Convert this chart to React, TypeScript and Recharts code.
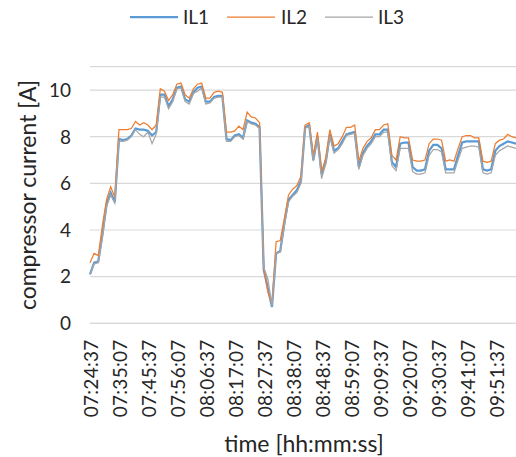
import React from 'react';
import { LineChart, Line, XAxis, YAxis, CartesianGrid } from 'recharts';

const startTime = '07:24:37';
const stepSeconds = 90;

const tickLabels = ['07:24:37','07:35:07','07:45:37','07:56:07','08:06:37','08:17:07','08:27:37','08:38:07','08:48:37','08:59:07','09:09:37','09:20:07','09:30:37','09:41:07','09:51:37'];
const yTicks = [0, 2, 4, 6, 8, 10];

const il1 = [
  2.1,2.6,2.65,3.8,5.1,5.6,5.2,7.9,7.85,7.9,
  8.05,8.35,8.3,8.3,8.25,8.05,8.2,9.8,9.8,9.3,
  9.6,10.1,10.15,9.6,9.5,9.9,10.1,10.15,9.5,9.5,
  9.7,9.75,9.75,7.9,7.85,8.05,8.1,7.95,8.7,8.6,
  8.55,8.4,2.3,1.5,0.7,3.0,3.1,4.3,5.3,5.5,
  5.7,6.1,8.4,8.5,7.0,8.0,6.4,6.9,8.1,7.4,
  7.5,7.8,8.1,8.15,8.2,6.7,7.3,7.6,7.8,8.1,
  8.1,8.3,8.3,6.9,6.7,7.7,7.75,7.75,6.7,6.55,
  6.55,6.6,7.4,7.65,7.65,7.5,6.6,6.6,6.6,7.2,
  7.75,7.8,7.8,7.8,7.8,6.6,6.55,6.6,7.4,7.6,
  7.7,7.8,7.75,7.7,
];

const il2 = [
  2.6,3.0,2.9,4.2,5.3,5.85,5.4,8.3,8.3,8.3,
  8.35,8.65,8.5,8.6,8.5,8.3,8.5,10.05,9.95,9.55,
  9.8,10.25,10.3,9.8,9.65,10.05,10.25,10.3,9.65,9.65,
  9.9,9.95,9.9,8.2,8.2,8.25,8.45,8.3,9.05,8.85,
  8.8,8.6,2.4,1.35,0.8,3.5,3.55,4.5,5.5,5.75,
  5.9,6.3,8.5,8.6,7.2,8.2,6.5,7.1,8.3,7.6,
  7.7,8.0,8.4,8.4,8.5,6.95,7.5,7.8,7.95,8.3,
  8.3,8.5,8.55,7.2,7.0,8.0,7.95,7.95,7.0,6.95,
  6.95,7.0,7.7,7.9,7.9,7.85,6.95,7.0,6.95,7.5,
  8.0,8.05,8.05,7.95,7.95,6.95,6.9,6.95,7.7,7.85,
  7.9,8.1,8.0,7.95,
];

const il3 = [
  2.1,2.55,2.6,3.7,5.0,5.5,5.15,7.8,7.8,7.85,
  8.0,8.3,8.1,8.0,8.2,7.7,8.1,9.7,9.7,9.2,
  9.5,10.05,10.1,9.5,9.4,9.85,9.95,10.1,9.4,9.45,
  9.65,9.7,9.7,7.8,7.8,8.0,8.05,7.9,8.65,8.55,
  8.5,8.35,2.4,1.9,0.75,3.0,3.05,4.2,5.2,5.45,
  5.6,6.0,8.35,8.45,6.95,7.95,6.2,6.85,8.0,7.3,
  7.45,7.7,8.05,8.1,8.15,6.6,7.2,7.5,7.7,8.0,
  8.0,8.2,8.2,6.75,6.55,7.5,7.5,7.5,6.5,6.4,
  6.4,6.45,7.2,7.45,7.45,7.35,6.45,6.45,6.45,7.0,
  7.5,7.55,7.6,7.6,7.55,6.45,6.4,6.45,7.2,7.4,
  7.5,7.6,7.55,7.5,
];

const seriesNames = ['IL1', 'IL2', 'IL3'];
const seriesColors = ['#5B9BD5', '#ED7D31', '#A5A5A5'];
const seriesWidths = [2.25, 1.25, 1.25];

function fmtTime(sec: number): string {
  const h = Math.floor(sec / 3600);
  const m = Math.floor((sec % 3600) / 60);
  const s = sec % 60;
  const p = (n: number) => String(n).padStart(2, '0');
  return `${p(h)}:${p(m)}:${p(s)}`;
}

const [sh, sm, ss] = startTime.split(':').map(Number);
const startSec = sh * 3600 + sm * 60 + ss;

const data = il1.map((v, i) => ({
  t: fmtTime(startSec + i * stepSeconds),
  IL1: v,
  IL2: il2[i],
  IL3: il3[i],
}));

const FONT = 'Lato, "Open Sans", sans-serif';
const TEXT = '#262626';

const XTick = (props: any) => {
  const { x, y, payload } = props;
  const ax = x + 1.5;
  return (
    <text
      x={ax}
      y={y}
      transform={`rotate(-90, ${ax}, ${y})`}
      textAnchor="end"
      dy="0.36em"
      fontFamily={FONT}
      fontSize={19}
      letterSpacing={0.3}
      fill={TEXT}
    >
      {payload.value}
    </text>
  );
};

const YTick = (props: any) => {
  const { x, y, payload } = props;
  return (
    <text x={x} y={y} textAnchor="end" dy="0.36em" fontFamily={FONT} fontSize={19} fill={TEXT}>
      {payload.value}
    </text>
  );
};

const Legend = () => {
  const items = [
    { x1: 130, x2: 178, tx: 183 },
    { x1: 227, x2: 275, tx: 281 },
    { x1: 325, x2: 373, tx: 378 },
  ];
  return (
    <svg width={516} height={36} style={{ position: 'absolute', left: 0, top: 0 }}>
      {items.map((it, k) => (
        <g key={seriesNames[k]}>
          <line x1={it.x1} x2={it.x2} y1={17} y2={17} stroke={seriesColors[k]} strokeWidth={seriesWidths[k]} />
          <text x={it.tx} y={17} dy="0.36em" fontFamily={FONT} fontSize={19} fill={TEXT}>
            {seriesNames[k]}
          </text>
        </g>
      ))}
    </svg>
  );
};

export default function App() {
  return (
    <div style={{ position: 'absolute', left: 0, top: 0, width: 516, height: 457, background: '#fff' }}>
      <LineChart
        width={516}
        height={457}
        data={data}
        margin={{ top: 66.7, right: 0, bottom: 0, left: 0 }}
      >
        <CartesianGrid vertical={false} stroke="#D9D9D9" strokeWidth={1.2} />
        <XAxis
          dataKey="t"
          type="category"
          ticks={tickLabels}
          interval={0}
          height={133.7}
          tick={<XTick />}
          tickLine={false}
          tickSize={0}
          tickMargin={16}
          axisLine={{ stroke: '#D9D9D9', strokeWidth: 1.2 }}
          label={(p: any) => (
            <text x={304} y={444} dy="0.36em" textAnchor="middle" fontFamily={FONT} fontSize={23} fill={TEXT}>
              time [hh:mm:ss]
            </text>
          )}
        />
        <YAxis
          domain={[0, 11]}
          ticks={yTicks}
          width={90}
          axisLine={false}
          tickLine={false}
          tickSize={0}
          tickMargin={19}
          tick={<YTick />}
          label={(p: any) => (
            <text
              x={28}
              y={195}
              transform="rotate(-90, 28, 195)"
              dy="0.36em"
              textAnchor="middle"
              fontFamily={FONT}
              fontSize={23}
              fill={TEXT}
            >
              compressor current [A]
            </text>
          )}
        />
        {seriesNames.map((name, k) => (
          <Line
            key={name}
            dataKey={name}
            type="linear"
            stroke={seriesColors[k]}
            strokeWidth={seriesWidths[k]}
            dot={false}
            activeDot={false}
            isAnimationActive={false}
          />
        ))}
      </LineChart>
      <Legend />
    </div>
  );
}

### Task brief
Quote the full listing above word for word; exclude every picture from the copy.

### Full output
Convert this chart to React, TypeScript and Recharts code.
import React from 'react';
import { LineChart, Line, XAxis, YAxis, CartesianGrid } from 'recharts';

const startTime = '07:24:37';
const stepSeconds = 90;

const tickLabels = ['07:24:37','07:35:07','07:45:37','07:56:07','08:06:37','08:17:07','08:27:37','08:38:07','08:48:37','08:59:07','09:09:37','09:20:07','09:30:37','09:41:07','09:51:37'];
const yTicks = [0, 2, 4, 6, 8, 10];

const il1 = [
  2.1,2.6,2.65,3.8,5.1,5.6,5.2,7.9,7.85,7.9,
  8.05,8.35,8.3,8.3,8.25,8.05,8.2,9.8,9.8,9.3,
  9.6,10.1,10.15,9.6,9.5,9.9,10.1,10.15,9.5,9.5,
  9.7,9.75,9.75,7.9,7.85,8.05,8.1,7.95,8.7,8.6,
  8.55,8.4,2.3,1.5,0.7,3.0,3.1,4.3,5.3,5.5,
  5.7,6.1,8.4,8.5,7.0,8.0,6.4,6.9,8.1,7.4,
  7.5,7.8,8.1,8.15,8.2,6.7,7.3,7.6,7.8,8.1,
  8.1,8.3,8.3,6.9,6.7,7.7,7.75,7.75,6.7,6.55,
  6.55,6.6,7.4,7.65,7.65,7.5,6.6,6.6,6.6,7.2,
  7.75,7.8,7.8,7.8,7.8,6.6,6.55,6.6,7.4,7.6,
  7.7,7.8,7.75,7.7,
];

const il2 = [
  2.6,3.0,2.9,4.2,5.3,5.85,5.4,8.3,8.3,8.3,
  8.35,8.65,8.5,8.6,8.5,8.3,8.5,10.05,9.95,9.55,
  9.8,10.25,10.3,9.8,9.65,10.05,10.25,10.3,9.65,9.65,
  9.9,9.95,9.9,8.2,8.2,8.25,8.45,8.3,9.05,8.85,
  8.8,8.6,2.4,1.35,0.8,3.5,3.55,4.5,5.5,5.75,
  5.9,6.3,8.5,8.6,7.2,8.2,6.5,7.1,8.3,7.6,
  7.7,8.0,8.4,8.4,8.5,6.95,7.5,7.8,7.95,8.3,
  8.3,8.5,8.55,7.2,7.0,8.0,7.95,7.95,7.0,6.95,
  6.95,7.0,7.7,7.9,7.9,7.85,6.95,7.0,6.95,7.5,
  8.0,8.05,8.05,7.95,7.95,6.95,6.9,6.95,7.7,7.85,
  7.9,8.1,8.0,7.95,
];

const il3 = [
  2.1,2.55,2.6,3.7,5.0,5.5,5.15,7.8,7.8,7.85,
  8.0,8.3,8.1,8.0,8.2,7.7,8.1,9.7,9.7,9.2,
  9.5,10.05,10.1,9.5,9.4,9.85,9.95,10.1,9.4,9.45,
  9.65,9.7,9.7,7.8,7.8,8.0,8.05,7.9,8.65,8.55,
  8.5,8.35,2.4,1.9,0.75,3.0,3.05,4.2,5.2,5.45,
  5.6,6.0,8.35,8.45,6.95,7.95,6.2,6.85,8.0,7.3,
  7.45,7.7,8.05,8.1,8.15,6.6,7.2,7.5,7.7,8.0,
  8.0,8.2,8.2,6.75,6.55,7.5,7.5,7.5,6.5,6.4,
  6.4,6.45,7.2,7.45,7.45,7.35,6.45,6.45,6.45,7.0,
  7.5,7.55,7.6,7.6,7.55,6.45,6.4,6.45,7.2,7.4,
  7.5,7.6,7.55,7.5,
];

const seriesNames = ['IL1', 'IL2', 'IL3'];
const seriesColors = ['#5B9BD5', '#ED7D31', '#A5A5A5'];
const seriesWidths = [2.25, 1.25, 1.25];

function fmtTime(sec: number): string {
  const h = Math.floor(sec / 3600);
  const m = Math.floor((sec % 3600) / 60);
  const s = sec % 60;
  const p = (n: number) => String(n).padStart(2, '0');
  return `${p(h)}:${p(m)}:${p(s)}`;
}

const [sh, sm, ss] = startTime.split(':').map(Number);
const startSec = sh * 3600 + sm * 60 + ss;

const data = il1.map((v, i) => ({
  t: fmtTime(startSec + i * stepSeconds),
  IL1: v,
  IL2: il2[i],
  IL3: il3[i],
}));

const FONT = 'Lato, "Open Sans", sans-serif';
const TEXT = '#262626';

const XTick = (props: any) => {
  const { x, y, payload } = props;
  const ax = x + 1.5;
  return (
    <text
      x={ax}
      y={y}
      transform={`rotate(-90, ${ax}, ${y})`}
      textAnchor="end"
      dy="0.36em"
      fontFamily={FONT}
      fontSize={19}
      letterSpacing={0.3}
      fill={TEXT}
    >
      {payload.value}
    </text>
  );
};

const YTick = (props: any) => {
  const { x, y, payload } = props;
  return (
    <text x={x} y={y} textAnchor="end" dy="0.36em" fontFamily={FONT} fontSize={19} fill={TEXT}>
      {payload.value}
    </text>
  );
};

const Legend = () => {
  const items = [
    { x1: 130, x2: 178, tx: 183 },
    { x1: 227, x2: 275, tx: 281 },
    { x1: 325, x2: 373, tx: 378 },
  ];
  return (
    <svg width={516} height={36} style={{ position: 'absolute', left: 0, top: 0 }}>
      {items.map((it, k) => (
        <g key={seriesNames[k]}>
          <line x1={it.x1} x2={it.x2} y1={17} y2={17} stroke={seriesColors[k]} strokeWidth={seriesWidths[k]} />
          <text x={it.tx} y={17} dy="0.36em" fontFamily={FONT} fontSize={19} fill={TEXT}>
            {seriesNames[k]}
          </text>
        </g>
      ))}
    </svg>
  );
};

export default function App() {
  return (
    <div style={{ position: 'absolute', left: 0, top: 0, width: 516, height: 457, background: '#fff' }}>
      <LineChart
        width={516}
        height={457}
        data={data}
        margin={{ top: 66.7, right: 0, bottom: 0, left: 0 }}
      >
        <CartesianGrid vertical={false} stroke="#D9D9D9" strokeWidth={1.2} />
        <XAxis
          dataKey="t"
          type="category"
          ticks={tickLabels}
          interval={0}
          height={133.7}
          tick={<XTick />}
          tickLine={false}
          tickSize={0}
          tickMargin={16}
          axisLine={{ stroke: '#D9D9D9', strokeWidth: 1.2 }}
          label={(p: any) => (
            <text x={304} y={444} dy="0.36em" textAnchor="middle" fontFamily={FONT} fontSize={23} fill={TEXT}>
              time [hh:mm:ss]
            </text>
          )}
        />
        <YAxis
          domain={[0, 11]}
          ticks={yTicks}
          width={90}
          axisLine={false}
          tickLine={false}
          tickSize={0}
          tickMargin={19}
          tick={<YTick />}
          label={(p: any) => (
            <text
              x={28}
              y={195}
              transform="rotate(-90, 28, 195)"
              dy="0.36em"
              textAnchor="middle"
              fontFamily={FONT}
              fontSize={23}
              fill={TEXT}
            >
              compressor current [A]
            </text>
          )}
        />
        {seriesNames.map((name, k) => (
          <Line
            key={name}
            dataKey={name}
            type="linear"
            stroke={seriesColors[k]}
            strokeWidth={seriesWidths[k]}
            dot={false}
            activeDot={false}
            isAnimationActive={false}
          />
        ))}
      </LineChart>
      <Legend />
    </div>
  );
}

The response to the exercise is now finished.